Oui, chers Frères et Soeurs, nos communautés chrétiennes doivent devenir d'authentiques « écoles» de prière, où la rencontre avec le Christ ne s'exprime pas seulement en demande d'aide, mais aussi en action de grâce, louange, adoration, contemplation, écoute, affection ardente, jusqu'à une vraie « folie» du coeur. Il s'agit donc d'une prière intense, qui toutefois ne détourne pas de l'engagement dans l'histoire: en ouvrant le coeur à l'amour de Dieu, elle l'ouvre aussi à l'amour des frères et rend capable de construire l'histoire selon le dessein de Dieu.18
18) Cf. Congr. pour la Doctrine de la Foi, Lettre sur quelques aspects de la méditation chrétienne Orationis formas (15 octobre 1989): AAS 82 (1990), pp. 362-379; La Documentation catholique 87 (1990), pp. 16-23.
34 Certes, les fidèles qui ont reçu le don de la vocation à une vie de consécration spéciale sont appelés à la prière de façon particulière: par nature, cette vocation les rend plus disponibles à l'expérience contemplative, et il importe qu'ils s'y adonnent avec une généreuse assiduité. Mais on se tromperait si l'on pensait que les simples chrétiens peuvent se contenter d'une prière superficielle, qui serait incapable de remplir leur vie. Face notamment aux nombreuses épreuves que le monde d'aujourd'hui impose à la foi, ils seraient non seulement des chrétiens médiocres, mais des « chrétiens en danger». Ils courraient en effet le risque insidieux de voir leur foi progressivement affaiblie, et ils finiraient même par céder à la fascination de « succédanés», accueillant des propositions religieuses de suppléance et se prêtant même aux formes extravagantes de la superstition.

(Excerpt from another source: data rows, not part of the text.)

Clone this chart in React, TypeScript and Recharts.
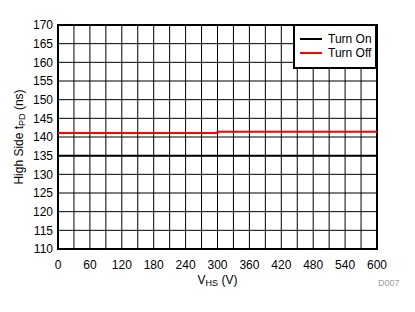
import React from 'react';
import { LineChart, Line, XAxis, YAxis, CartesianGrid, ReferenceArea } from 'recharts';

// Supply voltage VHS (V)
const voltages = [0, 100, 200, 300, 400, 500, 600];
// Propagation delay (ns)
const turnOn = [135, 135, 135, 135, 135, 135, 135];
const turnOff = [141.1, 141.1, 141.1, 141.4, 141.4, 141.4, 141.4];

const xTicks = [0, 30, 60, 90, 120, 150, 180, 210, 240, 270, 300, 330, 360, 390, 420, 450, 480, 510, 540, 570, 600];
const yTicks = [110, 115, 120, 125, 130, 135, 140, 145, 150, 155, 160, 165, 170];

const series = [
  { key: 'on', name: 'Turn On', color: '#000' },
  { key: 'off', name: 'Turn Off', color: '#ff0000' },
];

const data = voltages.map((v, i) => ({ v, on: turnOn[i], off: turnOff[i] }));

const font = '"Liberation Sans", Arial, sans-serif';

const XTick = (props: any) => {
  const { x, y, payload } = props;
  if (payload.value % 60 !== 0) return null;
  return (
    <text x={x} y={y} dy="0.71em" textAnchor="middle" fontSize={12} fill="#000" fontFamily={font}>
      {payload.value}
    </text>
  );
};

const YLabel = (props: any) => {
  const { viewBox } = props;
  const cx = 19;
  const cy = viewBox.y + viewBox.height / 2;
  return (
    <text x={cx} y={cy} transform={`rotate(-90 ${cx} ${cy})`} textAnchor="middle" dominantBaseline="central" fontSize={12} fill="#000" fontFamily={font}>
      High Side t<tspan fontSize={9} dy={3}>PD</tspan>
      <tspan dy={-3}> (ns)</tspan>
    </text>
  );
};

const XLabel = (props: any) => {
  const { viewBox } = props;
  const cx = viewBox.x + viewBox.width / 2;
  return (
    <text x={cx} y={284} textAnchor="middle" fontSize={12} fill="#000" fontFamily={font}>
      V<tspan fontSize={9} dy={2}>HS</tspan>
      <tspan dy={-2}> (V)</tspan>
    </text>
  );
};

export default function App() {
  return (
    <div style={{ position: 'absolute', left: 0, top: 0, width: 415, height: 312, background: '#fff' }}>
      <LineChart width={415} height={312} data={data} margin={{ top: 25, right: 38, left: 0, bottom: 33 }}>
        <CartesianGrid stroke="#000" strokeWidth={1} />
        <XAxis
          dataKey="v"
          type="number"
          domain={[0, 600]}
          ticks={xTicks}
          interval={0}
          tickSize={0}
          tickMargin={11}
          tick={<XTick />}
          axisLine={false}
          height={30}
          label={<XLabel />}
        />
        <YAxis
          type="number"
          domain={[110, 170]}
          ticks={yTicks}
          interval={0}
          tickSize={0}
          tickMargin={5}
          axisLine={false}
          width={58}
          tick={{ fontSize: 12, fill: '#000', fontFamily: font }}
          label={<YLabel />}
        />
        <ReferenceArea x1={0} x2={600} y1={110} y2={170} fill="none" stroke="#000" strokeWidth={2} ifOverflow="visible" />
        {series.map((s) => (
          <Line
            key={s.key}
            type={s.key === 'off' ? 'stepAfter' : 'linear'}
            dataKey={s.key}
            stroke={s.color}
            strokeWidth={2}
            dot={false}
            isAnimationActive={false}
            name={s.name}
          />
        ))}
      </LineChart>

      {/* Legend box in the top right corner of the plot */}
      <div style={{ position: 'absolute', left: 293, top: 24, width: 80, height: 41, border: '2px solid #000', background: '#fff', fontFamily: font, fontSize: 12 }}>
        {series.map((s, i) => (
          <div key={s.key} style={{ display: 'flex', alignItems: 'center', height: 14, marginTop: i === 0 ? 6 : 0 }}>
            <div style={{ width: 22, height: 2, background: s.color, marginLeft: 5, marginRight: 6 }} />
            <span style={{ lineHeight: '14px' }}>{s.name}</span>
          </div>
        ))}
      </div>
      <div style={{ position: 'absolute', left: 378, top: 278, fontSize: 9, color: '#a0a0a0', fontFamily: font }}>D007</div>
    </div>
  );
}
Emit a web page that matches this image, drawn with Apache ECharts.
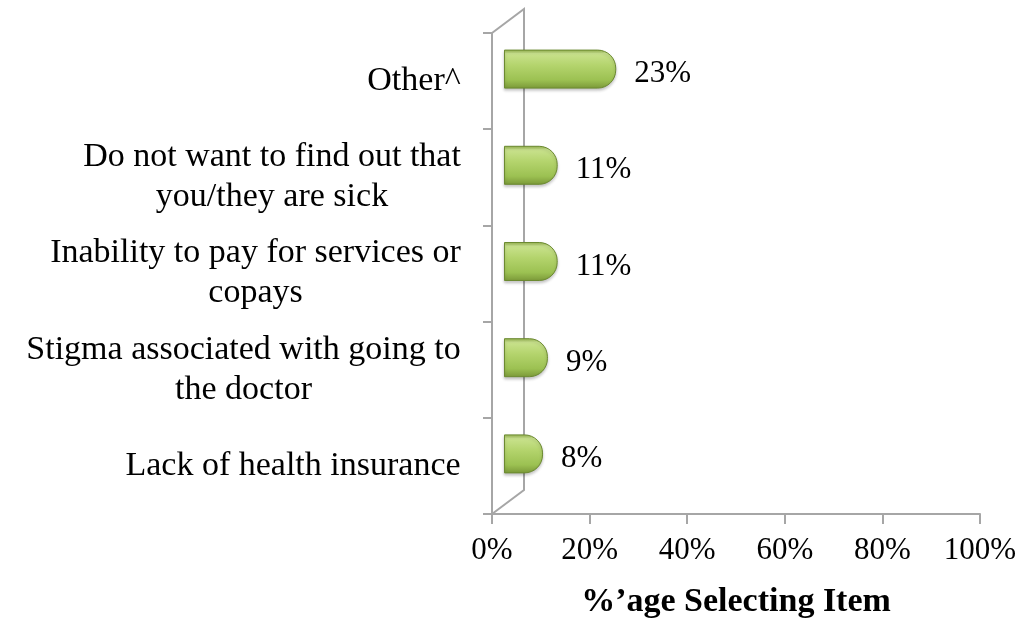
<!DOCTYPE html>
<html>
<head>
<meta charset="utf-8">
<script src="https://cdn.jsdelivr.net/npm/echarts@6/dist/echarts.min.js"></script>
<style>
    html, body {margin: 0; padding: 0; background: #fff;}
    #chart {width: 1020px; height: 624px;}
</style>
</head>
<body>
<div id="chart"></div>
<script>
    // bottom to top, as the category axis draws them
    const categories = [
        'Lack of health insurance',
        'Stigma associated with going to\nthe doctor',
        'Inability to pay for services or\ncopays',
        'Do not want to find out that\nyou/they are sick',
        'Other^'
    ];
    const percentSelecting = [8, 9, 11, 11, 23];
    const xTicks = [0, 20, 40, 60, 80, 100];

    const FONT = '"Liberation Serif", "Times New Roman", serif';
    const axisGrey = '#a6a6a6';

    // layout of the front plane and the 3d depth
    const L = 492, T = 33, W = 488, H = 481;
    const depth = {dx: 32, dy: -24};
    const barShift = {dx: 12, dy: -12};

    // multi-line category labels are centred within their block, like Excel does
    const catSize = 34;
    const ctx = document.createElement('canvas').getContext('2d');
    ctx.font = catSize + 'px ' + FONT;
    const rich = {};
    categories.forEach((c, i) => {
        const w = Math.max(...c.split('\n').map(s => ctx.measureText(s).width));
        rich['c' + i] = {width: Math.ceil(w) + 2, align: 'center', fontSize: catSize, fontFamily: FONT, color: '#000', lineHeight: 40};
    });

    const chart = echarts.init(document.getElementById('chart'));

    const barGradient = new echarts.graphic.LinearGradient(0, 0, 0, 1, [
        {offset: 0, color: '#93b24a'},
        {offset: 0.1, color: '#c9e28d'},
        {offset: 0.4, color: '#b4d46d'},
        {offset: 0.78, color: '#9cc152'},
        {offset: 1, color: '#7a9838'}
    ]);

    const option = {
        backgroundColor: '#fff',
        animation: false,
        textStyle: {fontFamily: FONT},
        grid: [
            {left: L, top: T, width: W, height: H},
            {left: L + barShift.dx, top: T + barShift.dy, width: W, height: H}
        ],
        xAxis: [
            {
                type: 'value', gridIndex: 0, min: xTicks[0], max: xTicks[xTicks.length - 1], interval: 20,
                splitLine: {show: false},
                axisLine: {show: true, lineStyle: {color: axisGrey, width: 2}},
                axisTick: {show: true, length: 10, lineStyle: {color: axisGrey, width: 2}},
                axisLabel: {formatter: '{value}%', fontSize: 31, color: '#000', margin: 21, fontFamily: FONT},
                name: '%\u2019age Selecting Item',
                nameLocation: 'middle',
                nameGap: 71,
                nameTextStyle: {fontSize: 34, fontWeight: 'bold', color: '#000', fontFamily: FONT}
            },
            {type: 'value', gridIndex: 1, min: 0, max: 100, show: false}
        ],
        yAxis: [
            {
                type: 'category', gridIndex: 0, data: categories,
                axisLine: {show: true, lineStyle: {color: axisGrey, width: 2}},
                axisTick: {show: true, length: 9, lineStyle: {color: axisGrey, width: 2}},
                axisLabel: {
                    interval: 0, margin: 30,
                    formatter: (v, i) => v.split('\n').map(s => '{c' + i + '|' + s + '}').join('\n'),
                    rich: rich
                }
            },
            {type: 'category', gridIndex: 1, data: categories, show: false}
        ],
        series: [{
            type: 'bar',
            xAxisIndex: 1,
            yAxisIndex: 1,
            data: percentSelecting,
            barWidth: 39,
            itemStyle: {
                color: barGradient,
                borderColor: '#6c8a31',
                borderWidth: 1,
                borderRadius: [0, 18, 18, 0],
                shadowBlur: 3,
                shadowOffsetY: 2,
                shadowColor: 'rgba(0,0,0,0.22)'
            },
            label: {
                show: true,
                position: 'right',
                distance: 18,
                offset: [0, 5],
                formatter: '{c}%',
                fontSize: 31,
                color: '#000',
                fontFamily: FONT
            }
        }],
        graphic: [{
            type: 'polyline',
            z: -1,
            shape: {
                points: [
                    [L, T],
                    [L + depth.dx, T + depth.dy],
                    [L + depth.dx, T + H + depth.dy],
                    [L, T + H]
                ]
            },
            style: {stroke: axisGrey, lineWidth: 2, fill: null}
        }]
    };

    chart.setOption(option);
</script>
</body>
</html>
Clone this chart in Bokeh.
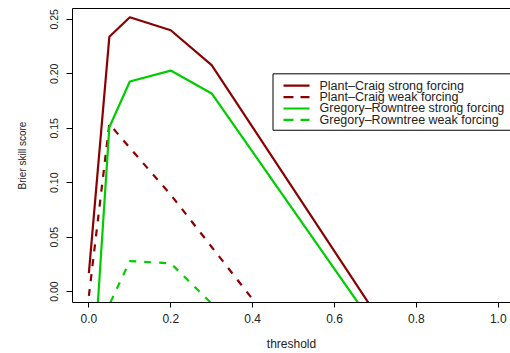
from bokeh.plotting import figure
from bokeh.models import Range1d, LinearAxis, FixedTicker
from bokeh.core.properties import value
from bokeh.embed import file_html
from bokeh.resources import INLINE

# Brier skill score against forecast threshold, per model and forcing strength
pc_strong_x = [0.0, 0.05, 0.1, 0.2, 0.3, 0.7]
pc_strong = [0.017, 0.234, 0.252, 0.240, 0.208, -0.020]

pc_weak_x = [0.0, 0.05, 0.1, 0.2, 0.3, 0.4]
pc_weak = [-0.004, 0.154, 0.132, 0.089, 0.041, -0.007]

gr_strong_x = [0.0, 0.05, 0.1, 0.2, 0.3, 0.7]
gr_strong = [-0.137, 0.151, 0.193, 0.203, 0.182, -0.033]

gr_weak_x = [0.0, 0.05, 0.1, 0.2, 0.3]
gr_weak = [-0.160, -0.012, 0.028, 0.026, -0.011]

series_labels = ["Plant\u2013Craig strong forcing", "Plant\u2013Craig weak forcing",
                 "Gregory\u2013Rowntree strong forcing", "Gregory\u2013Rowntree weak forcing"]

x_ticks = [0.0, 0.2, 0.4, 0.6, 0.8, 1.0]
y_ticks = [0.0, 0.05, 0.10, 0.15, 0.20, 0.25]
x_tick_labels = {0.0: "0.0", 0.2: "0.2", 0.4: "0.4", 0.6: "0.6", 0.8: "0.8", 1.0: "1.0"}
y_tick_labels = {0.0: "0.00", 0.05: "0.05", 0.10: "0.10", 0.15: "0.15", 0.20: "0.20", 0.25: "0.25"}

DARKRED = "#8B0000"
GREEN = "#00CD00"
FONT = "Liberation Sans"
DASH = "7 8"

# plot frame spans x 72..510 and y 8..305 on the canvas
p = figure(width=510, height=353, output_backend="svg", toolbar_location=None,
           x_range=Range1d(-0.04, 1.03), y_range=Range1d(-0.01, 0.26),
           x_axis_location=None, y_axis_location=None,
           min_border_left=72, min_border_right=0, min_border_top=8, min_border_bottom=48)
p.outline_line_color = None
p.xgrid.grid_line_color = None
p.ygrid.grid_line_color = None
p.background_fill_color = "white"
p.border_fill_color = "white"

# pixel-addressed ranges used to lay out the legend box
p.extra_x_ranges = {"px": Range1d(72, 510)}
p.extra_y_ranges = {"px": Range1d(305, 8)}

xaxis = LinearAxis(ticker=FixedTicker(ticks=x_ticks), axis_label="threshold")
xaxis.major_label_overrides = x_tick_labels
yaxis = LinearAxis(ticker=FixedTicker(ticks=y_ticks), axis_label="Brier skill score")
yaxis.major_label_overrides = y_tick_labels
top = LinearAxis(ticker=FixedTicker(ticks=[]))

for ax in (xaxis, yaxis, top):
    ax.axis_line_color = "black"
    ax.axis_line_width = 1
    ax.major_tick_line_color = "black"
    ax.minor_tick_line_color = None
    ax.major_tick_in = 0
    ax.major_label_text_font = FONT
    ax.major_label_text_color = "#222222"
    ax.axis_label_text_font = FONT
    ax.axis_label_text_font_style = "normal"
    ax.axis_label_text_color = "#222222"

xaxis.major_tick_out = 5
xaxis.major_label_standoff = 6
xaxis.major_label_text_font_size = "12px"
xaxis.axis_label_text_font_size = "12px"
xaxis.axis_label_standoff = 11

yaxis.major_tick_out = 6
yaxis.major_label_standoff = 8
yaxis.major_label_orientation = "vertical"
yaxis.major_label_text_font_size = "10.5px"
yaxis.axis_label_text_font_size = "10px"
yaxis.axis_label_standoff = 20

top.major_tick_out = 0
top.major_label_text_font_size = "0px"
top.major_label_standoff = 0
top.axis_label = None

p.add_layout(xaxis, "below")
p.add_layout(yaxis, "left")
p.add_layout(top, "above")

lw = 2.2
p.line(pc_strong_x, pc_strong, line_color=DARKRED, line_width=lw)
p.line(pc_weak_x, pc_weak, line_color=DARKRED, line_width=lw, line_dash=DASH)
p.line(gr_strong_x, gr_strong, line_color=GREEN, line_width=lw)
p.line(gr_weak_x, gr_weak, line_color=GREEN, line_width=lw, line_dash=DASH)

# legend: white box with sample strokes and labels
styles = [(DARKRED, "solid"), (DARKRED, "10 7"), (GREEN, "solid"), (GREEN, "10 7")]
box_left, box_top, box_bottom = 272.5, 74, 131
row_y0, row_step = 86, 11.5
p.quad(left=[box_left], right=[530], top=[box_top], bottom=[box_bottom],
       fill_color="white", line_color="black", line_width=1,
       x_range_name="px", y_range_name="px")
for i, (label, (color, dash)) in enumerate(zip(series_labels, styles)):
    y = row_y0 + i * row_step
    p.line([283, 309], [y, y], line_color=color, line_width=lw, line_dash=dash,
           x_range_name="px", y_range_name="px")
    p.text(x=[319], y=[y], text=[label], text_font=value(FONT), text_font_size="12.5px",
           text_color="#222222", text_baseline="middle", text_align="left",
           x_range_name="px", y_range_name="px")

open("out.html", "w").write(file_html(p, INLINE))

Il faut alors que l'éducation à la prière devienne en quelque sorte un point déterminant de tout programme pastoral. Moi-même, j'envisage d'aborder au cours des prochaines catéchèses du mercredi une réflexion sur les psaumes, en commençant par ceux des Laudes, par lesquelles la prière publique de l'Église nous invite à consacrer et à orienter nos journées. Combien il serait utile que, non seulement dans les communautés religieuses mais aussi dans les communautés paroissiales, on s'emploie davantage à ce que tout le climat soit imprégné de prière! Il faudrait redonner de la valeur, avec le discernement voulu, aux formes populaires et surtout éduquer à la prière liturgique. Une journée de la communauté chrétienne, où l'on harmoniserait les multiples occupations de la pastorale et du témoignage dans le monde avec la célébration eucharistique et éventuellement la récitation des Laudes et des Vêpres, est peut-être plus « envisageable» qu'on ne le croit habituellement. L'expérience de nombreux groupes chrétiennement engagés, même composés majoritairement de laïcs, le démontre.